Give back an exact copy of the lines from the start of the material through the line bearing "const wallColors = ['#4d4d80', '#4d1a33'];". Include both ends and nothing else.

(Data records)
---
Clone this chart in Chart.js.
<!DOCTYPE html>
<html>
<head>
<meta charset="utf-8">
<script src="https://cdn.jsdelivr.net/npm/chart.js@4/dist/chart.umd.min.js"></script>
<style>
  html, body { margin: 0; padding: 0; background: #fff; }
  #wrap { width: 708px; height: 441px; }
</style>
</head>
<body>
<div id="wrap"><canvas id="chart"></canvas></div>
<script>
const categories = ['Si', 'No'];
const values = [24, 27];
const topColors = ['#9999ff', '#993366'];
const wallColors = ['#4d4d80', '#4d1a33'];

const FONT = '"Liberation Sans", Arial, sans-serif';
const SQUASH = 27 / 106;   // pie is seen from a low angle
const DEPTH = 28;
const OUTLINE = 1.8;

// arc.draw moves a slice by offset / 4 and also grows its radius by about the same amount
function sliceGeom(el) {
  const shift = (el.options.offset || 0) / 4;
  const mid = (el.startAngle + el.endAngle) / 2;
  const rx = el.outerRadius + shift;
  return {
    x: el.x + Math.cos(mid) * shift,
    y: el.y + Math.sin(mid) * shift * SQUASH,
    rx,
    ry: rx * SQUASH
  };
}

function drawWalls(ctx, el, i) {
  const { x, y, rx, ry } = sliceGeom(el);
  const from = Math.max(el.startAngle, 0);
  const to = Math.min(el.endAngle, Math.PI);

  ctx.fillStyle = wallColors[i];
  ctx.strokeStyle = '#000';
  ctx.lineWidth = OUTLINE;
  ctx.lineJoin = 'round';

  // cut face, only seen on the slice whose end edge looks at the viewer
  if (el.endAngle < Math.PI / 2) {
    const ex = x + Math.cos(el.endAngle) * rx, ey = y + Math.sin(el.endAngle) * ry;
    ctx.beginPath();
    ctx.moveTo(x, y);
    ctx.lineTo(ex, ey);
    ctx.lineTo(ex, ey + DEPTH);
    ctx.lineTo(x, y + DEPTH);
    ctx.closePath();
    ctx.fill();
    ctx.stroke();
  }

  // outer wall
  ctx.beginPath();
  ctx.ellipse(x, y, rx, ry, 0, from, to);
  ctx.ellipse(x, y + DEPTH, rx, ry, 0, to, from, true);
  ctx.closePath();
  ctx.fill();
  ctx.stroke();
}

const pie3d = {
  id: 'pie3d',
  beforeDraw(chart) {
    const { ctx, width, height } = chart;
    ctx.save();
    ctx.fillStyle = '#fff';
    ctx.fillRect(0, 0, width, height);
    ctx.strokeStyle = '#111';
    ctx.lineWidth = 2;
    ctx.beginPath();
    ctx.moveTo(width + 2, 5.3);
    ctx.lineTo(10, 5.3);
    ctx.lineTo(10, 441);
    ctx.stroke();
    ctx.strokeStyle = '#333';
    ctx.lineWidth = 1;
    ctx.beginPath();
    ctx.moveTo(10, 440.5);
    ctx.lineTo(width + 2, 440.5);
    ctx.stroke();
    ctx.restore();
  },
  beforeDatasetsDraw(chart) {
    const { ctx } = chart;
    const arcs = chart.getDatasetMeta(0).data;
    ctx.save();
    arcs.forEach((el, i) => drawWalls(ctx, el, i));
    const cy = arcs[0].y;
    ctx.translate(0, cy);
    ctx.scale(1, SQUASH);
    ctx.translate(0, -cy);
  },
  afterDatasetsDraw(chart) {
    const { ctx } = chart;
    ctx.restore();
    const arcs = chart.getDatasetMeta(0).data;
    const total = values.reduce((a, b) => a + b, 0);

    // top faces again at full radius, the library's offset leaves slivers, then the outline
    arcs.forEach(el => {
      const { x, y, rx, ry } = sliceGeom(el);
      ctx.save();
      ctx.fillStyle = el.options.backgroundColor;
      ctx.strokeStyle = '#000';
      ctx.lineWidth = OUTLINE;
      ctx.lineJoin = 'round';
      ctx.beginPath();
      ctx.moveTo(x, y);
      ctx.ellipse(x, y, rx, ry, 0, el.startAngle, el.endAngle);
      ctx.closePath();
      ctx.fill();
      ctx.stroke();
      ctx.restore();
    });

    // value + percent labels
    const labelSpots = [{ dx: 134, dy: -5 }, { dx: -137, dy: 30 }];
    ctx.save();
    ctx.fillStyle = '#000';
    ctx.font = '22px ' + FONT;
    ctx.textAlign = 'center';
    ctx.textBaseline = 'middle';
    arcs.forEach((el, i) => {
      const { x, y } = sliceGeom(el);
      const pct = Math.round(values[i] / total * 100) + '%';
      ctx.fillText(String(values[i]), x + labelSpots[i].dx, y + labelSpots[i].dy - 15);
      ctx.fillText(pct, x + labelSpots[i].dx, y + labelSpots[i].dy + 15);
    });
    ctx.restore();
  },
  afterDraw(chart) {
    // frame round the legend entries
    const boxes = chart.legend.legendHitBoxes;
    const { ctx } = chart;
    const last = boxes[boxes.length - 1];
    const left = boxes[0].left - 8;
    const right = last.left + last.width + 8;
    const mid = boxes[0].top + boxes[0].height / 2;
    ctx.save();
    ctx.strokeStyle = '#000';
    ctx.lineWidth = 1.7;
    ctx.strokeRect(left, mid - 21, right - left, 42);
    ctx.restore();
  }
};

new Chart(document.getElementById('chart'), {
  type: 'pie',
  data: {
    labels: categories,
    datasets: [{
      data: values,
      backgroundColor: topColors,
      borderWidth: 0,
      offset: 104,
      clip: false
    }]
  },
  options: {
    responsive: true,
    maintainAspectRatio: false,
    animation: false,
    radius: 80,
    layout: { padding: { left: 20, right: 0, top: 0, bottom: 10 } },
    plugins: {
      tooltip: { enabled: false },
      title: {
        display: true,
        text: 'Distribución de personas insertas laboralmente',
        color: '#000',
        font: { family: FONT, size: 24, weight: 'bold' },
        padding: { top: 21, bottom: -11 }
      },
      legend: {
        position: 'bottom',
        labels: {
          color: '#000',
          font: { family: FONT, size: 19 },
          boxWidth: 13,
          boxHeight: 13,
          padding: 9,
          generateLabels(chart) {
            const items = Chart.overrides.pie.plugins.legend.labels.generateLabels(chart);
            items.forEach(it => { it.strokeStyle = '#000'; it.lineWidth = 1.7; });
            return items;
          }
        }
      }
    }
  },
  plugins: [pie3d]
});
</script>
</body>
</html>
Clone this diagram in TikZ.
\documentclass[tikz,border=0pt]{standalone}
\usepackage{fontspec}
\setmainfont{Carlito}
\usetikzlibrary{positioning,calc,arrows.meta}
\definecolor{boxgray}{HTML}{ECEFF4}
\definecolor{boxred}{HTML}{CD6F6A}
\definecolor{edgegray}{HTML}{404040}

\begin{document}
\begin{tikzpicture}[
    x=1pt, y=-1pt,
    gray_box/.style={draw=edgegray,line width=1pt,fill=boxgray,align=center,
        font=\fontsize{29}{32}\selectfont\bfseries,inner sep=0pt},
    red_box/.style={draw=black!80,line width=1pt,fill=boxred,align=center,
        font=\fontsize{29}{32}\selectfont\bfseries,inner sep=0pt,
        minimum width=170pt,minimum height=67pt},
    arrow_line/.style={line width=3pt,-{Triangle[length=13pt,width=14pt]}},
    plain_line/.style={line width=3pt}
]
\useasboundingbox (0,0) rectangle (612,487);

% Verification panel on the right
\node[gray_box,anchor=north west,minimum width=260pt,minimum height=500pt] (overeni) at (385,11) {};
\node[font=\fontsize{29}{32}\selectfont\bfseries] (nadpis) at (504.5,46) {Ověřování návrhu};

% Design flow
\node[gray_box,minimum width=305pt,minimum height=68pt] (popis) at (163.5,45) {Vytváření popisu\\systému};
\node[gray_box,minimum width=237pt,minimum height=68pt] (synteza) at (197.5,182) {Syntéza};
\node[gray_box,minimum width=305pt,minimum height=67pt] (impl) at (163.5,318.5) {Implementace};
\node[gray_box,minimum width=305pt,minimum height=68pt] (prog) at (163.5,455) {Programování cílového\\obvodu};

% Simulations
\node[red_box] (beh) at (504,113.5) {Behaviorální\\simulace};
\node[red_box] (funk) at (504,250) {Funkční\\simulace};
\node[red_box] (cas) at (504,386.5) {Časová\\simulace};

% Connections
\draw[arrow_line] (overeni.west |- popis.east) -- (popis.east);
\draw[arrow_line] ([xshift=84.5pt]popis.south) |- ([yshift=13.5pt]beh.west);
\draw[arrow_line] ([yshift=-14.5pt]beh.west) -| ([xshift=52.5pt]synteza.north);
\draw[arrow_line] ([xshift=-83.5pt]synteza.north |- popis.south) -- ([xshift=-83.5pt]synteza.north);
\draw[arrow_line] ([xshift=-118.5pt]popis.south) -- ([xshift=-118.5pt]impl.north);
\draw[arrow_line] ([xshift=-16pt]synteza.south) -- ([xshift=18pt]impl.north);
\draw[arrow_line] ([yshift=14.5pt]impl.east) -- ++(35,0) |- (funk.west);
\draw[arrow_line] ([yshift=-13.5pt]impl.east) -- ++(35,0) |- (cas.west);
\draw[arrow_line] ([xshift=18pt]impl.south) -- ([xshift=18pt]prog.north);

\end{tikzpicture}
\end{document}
---
> [Response to the exercise]
Clone this chart in Chart.js.
<!DOCTYPE html>
<html>
<head>
<meta charset="utf-8">
<script src="https://cdn.jsdelivr.net/npm/chart.js@4/dist/chart.umd.min.js"></script>
<style>
  html, body { margin: 0; padding: 0; background: #fff; }
  #wrap { width: 708px; height: 441px; }
</style>
</head>
<body>
<div id="wrap"><canvas id="chart"></canvas></div>
<script>
const categories = ['Si', 'No'];
const values = [24, 27];
const topColors = ['#9999ff', '#993366'];
const wallColors = ['#4d4d80', '#4d1a33'];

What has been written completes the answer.